Puenzo classifies “Señorita 89” as a “political thriller,” with its fictional characters like Concepción including politicians, moneyed king-makers, and the titular pretty young things. But the treatment and agencies of the beauty queens are political for Puenzo too, noting how their exploitation explains something greater about Mexican and Latin American society: mainly how women can be used up by destructive systems, whether that’s media, politics, or beauty. Puenzo remembers watching pageants growing up in Argentina and what big events they were for her. Now she sees her viewership as “complicit” in an exploitative practice. In fact, when she was first approached about “Señorita 89,” she wanted to run in the opposite direction, still carrying complex and negative feelings from the ways pageants defined women’s sense of self-worth when she was a teenager. Instead, she applied herself and her scholarship to the show. There’s a scene in the pilot where a young academic gives a lecture on the meaning and construction of beauty, and Puenzo says that comes from her experience. She wrote her thesis on the subject: looking at how beauty informs power and “the very deep ways” society inscribes it with meaning.

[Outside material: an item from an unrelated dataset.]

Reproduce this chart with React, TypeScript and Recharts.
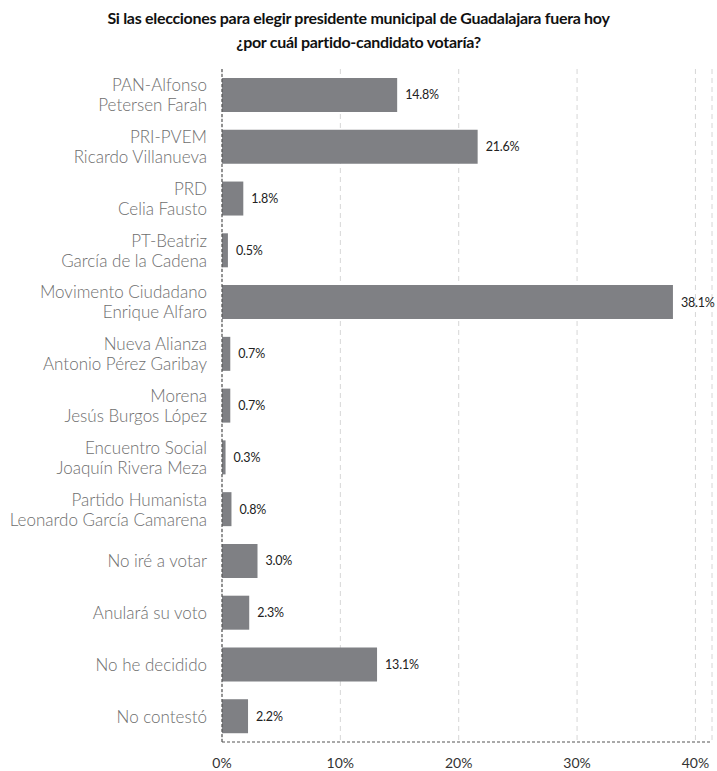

Part of the problem with how we think about beauty is how limited it is. “If you see the 32 states of Mexico, women don’t look the same . . . and that’s something that should be celebrated, how different they are,” declares Puenzo. But instead, the pageant system makes them all look the same, a process we see happening in “Señorita 89.” Puenzo notes that we’ve come a long way, observing “everything that scandalises us today was completely normalised” back then. But we still need to do more, and examining our past is an important part of that. Of the show’s being set 30-plus years ago, Puenze says “it’s important to look back into the recent past to understand what has brought us to the present.”

She’s inspired by the green wave of the last fifteen years and how it unites women across Latin America against femicide. “Señorita 89” depicts some of the violence that these feminists rally against, including sexual abuse and the thousands of Mexican women who “disappeared” in Chihuahua. Now, Puenzo hopes “Señorita 89” will teach people in the United States a few things: mainly, to throw out the stereotypes around what it is to be a Latin American woman. With so many distinct woman characters, “Señorita 89” nudges viewers to “see us in all our differences.” And by telling the story from the women’s perspectives, it centers our agency too.

That approach is compelling and rare. It makes “Señorita 89” distinct from so much of what we watch in the US, which usually centres Anglo, male perspectives. And it mostly refrains from lecturing its viewers, rather relying on its rich story to do the work. The show has plenty of intrigue to keep audiences tuning in: we’re talking a set of characters representing the most beautiful women of Mexico, dealing with murder, conspiracy, and lies. It’s the type of show you can lose yourself in. And, luckily for viewers, its feminist message is interwoven in smart, interesting television.